━━━━━ Information supplied ━━━━━

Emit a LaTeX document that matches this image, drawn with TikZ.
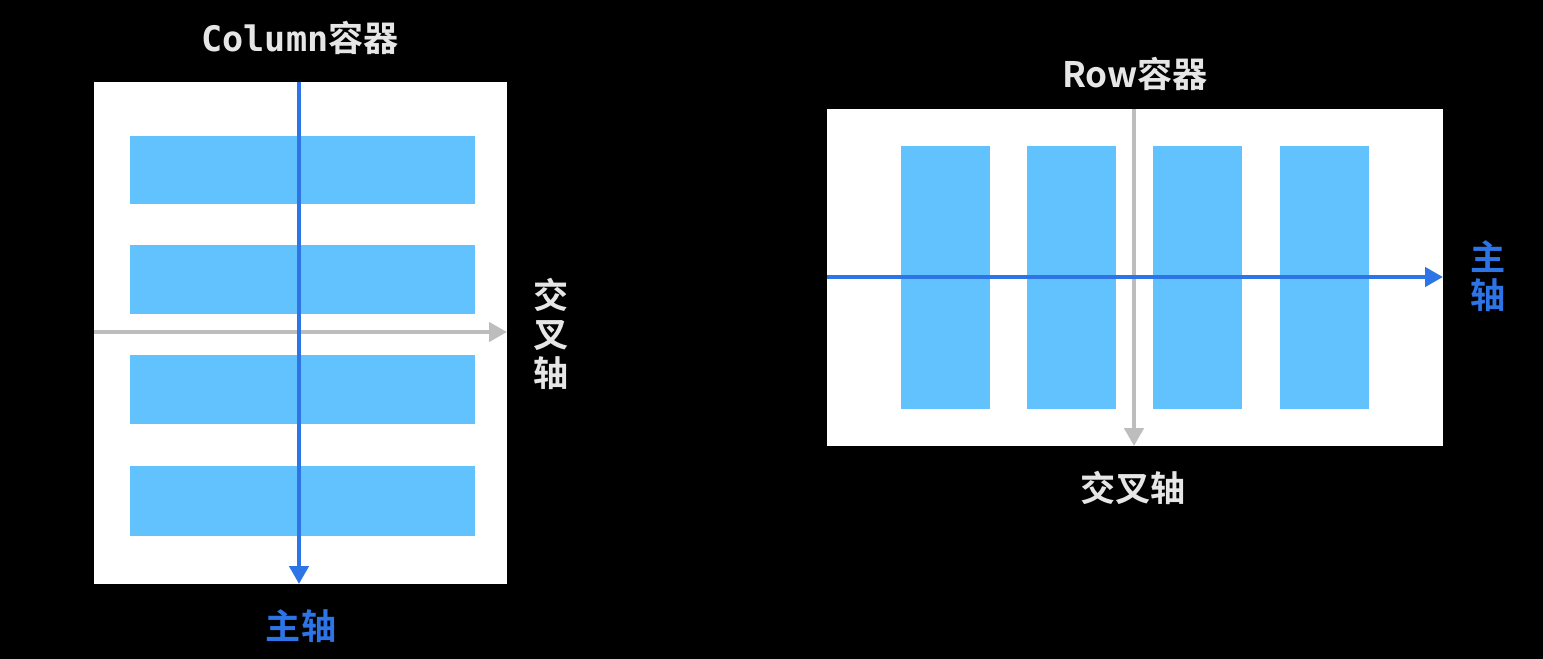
\documentclass[tikz,border=0pt]{standalone}
\usepackage{fontspec}
\setmainfont{Noto Sans CJK SC}[BoldFont={Noto Sans CJK SC Bold}]
\newfontfamily\codefont{DejaVu Sans Mono}
\usetikzlibrary{arrows.meta}
\definecolor{Bar}{HTML}{62C2FD}
\definecolor{MainBlue}{HTML}{2D74E6}
\definecolor{CrossGray}{HTML}{BDBDBD}
\definecolor{LabelGray}{HTML}{E6E6E6}
\tikzstyle{none}=[inner sep=0pt]
\tikzstyle{panel}=[fill=white,draw=none]
\tikzstyle{bar}=[fill=Bar,draw=none]
\tikzstyle{mainaxis}=[-{Triangle[length=0.36cm,width=0.38cm]},draw=MainBlue,line width=0.09cm]
\tikzstyle{crossaxis}=[-{Triangle[length=0.36cm,width=0.38cm]},draw=CrossGray,line width=0.09cm]
\tikzstyle{title}=[inner sep=0pt,text=LabelGray,font=\bfseries\fontsize{20}{22}\selectfont]
\tikzstyle{mainlabel}=[inner sep=0pt,text=MainBlue,font=\bfseries\fontsize{20}{22}\selectfont,align=center]
\tikzstyle{crosslabel}=[inner sep=0pt,text=LabelGray,font=\bfseries\fontsize{20}{22}\selectfont,align=center]

\begin{document}
\begin{tikzpicture}[x=0.02cm,y=-0.02cm]
  \fill [black] (0,0) rectangle (1543,659);
  \useasboundingbox (0,0) rectangle (1543,659);
  % Column container
  \fill [style=panel] (94,82) rectangle (507,584);
  \fill [style=bar] (130,136) rectangle (475,204);
  \fill [style=bar] (130,245) rectangle (475,314);
  \fill [style=bar] (130,355) rectangle (475,424);
  \fill [style=bar] (130,466) rectangle (475,536);
  \node [style=title] (0) at (300, 38) {{\codefont\bfseries Column}容器};
  \node [style=none] (1) at (299, 82) {};
  \node [style=none] (2) at (299, 584) {};
  \node [style=none] (3) at (94, 332) {};
  \node [style=none] (4) at (507, 332) {};
  \node [style=mainlabel] (5) at (301, 626) {主轴};
  \node [style=crosslabel] (6) at (551, 334) {交\\叉\\轴};
  \draw [style=crossaxis] (3.center) to (4.center);
  \draw [style=mainaxis] (1.center) to (2.center);
  % Row container
  \fill [style=panel] (827,109) rectangle (1443,446);
  \fill [style=bar] (901,146) rectangle (990,409);
  \fill [style=bar] (1027,146) rectangle (1116,409);
  \fill [style=bar] (1153,146) rectangle (1242,409);
  \fill [style=bar] (1280,146) rectangle (1369,409);
  \node [style=title] (7) at (1135, 74) {Row容器};
  \node [style=none] (8) at (1134, 109) {};
  \node [style=none] (9) at (1134, 446) {};
  \node [style=none] (10) at (827, 277) {};
  \node [style=none] (11) at (1443, 277) {};
  \node [style=crosslabel] (12) at (1133, 488) {交叉轴};
  \node [style=mainlabel] (13) at (1488, 276) {主\\轴};
  \draw [style=crossaxis] (8.center) to (9.center);
  \draw [style=mainaxis] (10.center) to (11.center);
\end{tikzpicture}
\end{document}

━━━━━

■ What the task asks ■
Write out the full listing verbatim, excluding its pictures.

■ Reply ■
Emit a LaTeX document that matches this image, drawn with TikZ.
\documentclass[tikz,border=0pt]{standalone}
\usepackage{fontspec}
\setmainfont{Noto Sans CJK SC}[BoldFont={Noto Sans CJK SC Bold}]
\newfontfamily\codefont{DejaVu Sans Mono}
\usetikzlibrary{arrows.meta}
\definecolor{Bar}{HTML}{62C2FD}
\definecolor{MainBlue}{HTML}{2D74E6}
\definecolor{CrossGray}{HTML}{BDBDBD}
\definecolor{LabelGray}{HTML}{E6E6E6}
\tikzstyle{none}=[inner sep=0pt]
\tikzstyle{panel}=[fill=white,draw=none]
\tikzstyle{bar}=[fill=Bar,draw=none]
\tikzstyle{mainaxis}=[-{Triangle[length=0.36cm,width=0.38cm]},draw=MainBlue,line width=0.09cm]
\tikzstyle{crossaxis}=[-{Triangle[length=0.36cm,width=0.38cm]},draw=CrossGray,line width=0.09cm]
\tikzstyle{title}=[inner sep=0pt,text=LabelGray,font=\bfseries\fontsize{20}{22}\selectfont]
\tikzstyle{mainlabel}=[inner sep=0pt,text=MainBlue,font=\bfseries\fontsize{20}{22}\selectfont,align=center]
\tikzstyle{crosslabel}=[inner sep=0pt,text=LabelGray,font=\bfseries\fontsize{20}{22}\selectfont,align=center]

\begin{document}
\begin{tikzpicture}[x=0.02cm,y=-0.02cm]
  \fill [black] (0,0) rectangle (1543,659);
  \useasboundingbox (0,0) rectangle (1543,659);
  % Column container
  \fill [style=panel] (94,82) rectangle (507,584);
  \fill [style=bar] (130,136) rectangle (475,204);
  \fill [style=bar] (130,245) rectangle (475,314);
  \fill [style=bar] (130,355) rectangle (475,424);
  \fill [style=bar] (130,466) rectangle (475,536);
  \node [style=title] (0) at (300, 38) {{\codefont\bfseries Column}容器};
  \node [style=none] (1) at (299, 82) {};
  \node [style=none] (2) at (299, 584) {};
  \node [style=none] (3) at (94, 332) {};
  \node [style=none] (4) at (507, 332) {};
  \node [style=mainlabel] (5) at (301, 626) {主轴};
  \node [style=crosslabel] (6) at (551, 334) {交\\叉\\轴};
  \draw [style=crossaxis] (3.center) to (4.center);
  \draw [style=mainaxis] (1.center) to (2.center);
  % Row container
  \fill [style=panel] (827,109) rectangle (1443,446);
  \fill [style=bar] (901,146) rectangle (990,409);
  \fill [style=bar] (1027,146) rectangle (1116,409);
  \fill [style=bar] (1153,146) rectangle (1242,409);
  \fill [style=bar] (1280,146) rectangle (1369,409);
  \node [style=title] (7) at (1135, 74) {Row容器};
  \node [style=none] (8) at (1134, 109) {};
  \node [style=none] (9) at (1134, 446) {};
  \node [style=none] (10) at (827, 277) {};
  \node [style=none] (11) at (1443, 277) {};
  \node [style=crosslabel] (12) at (1133, 488) {交叉轴};
  \node [style=mainlabel] (13) at (1488, 276) {主\\轴};
  \draw [style=crossaxis] (8.center) to (9.center);
  \draw [style=mainaxis] (10.center) to (11.center);
\end{tikzpicture}
\end{document}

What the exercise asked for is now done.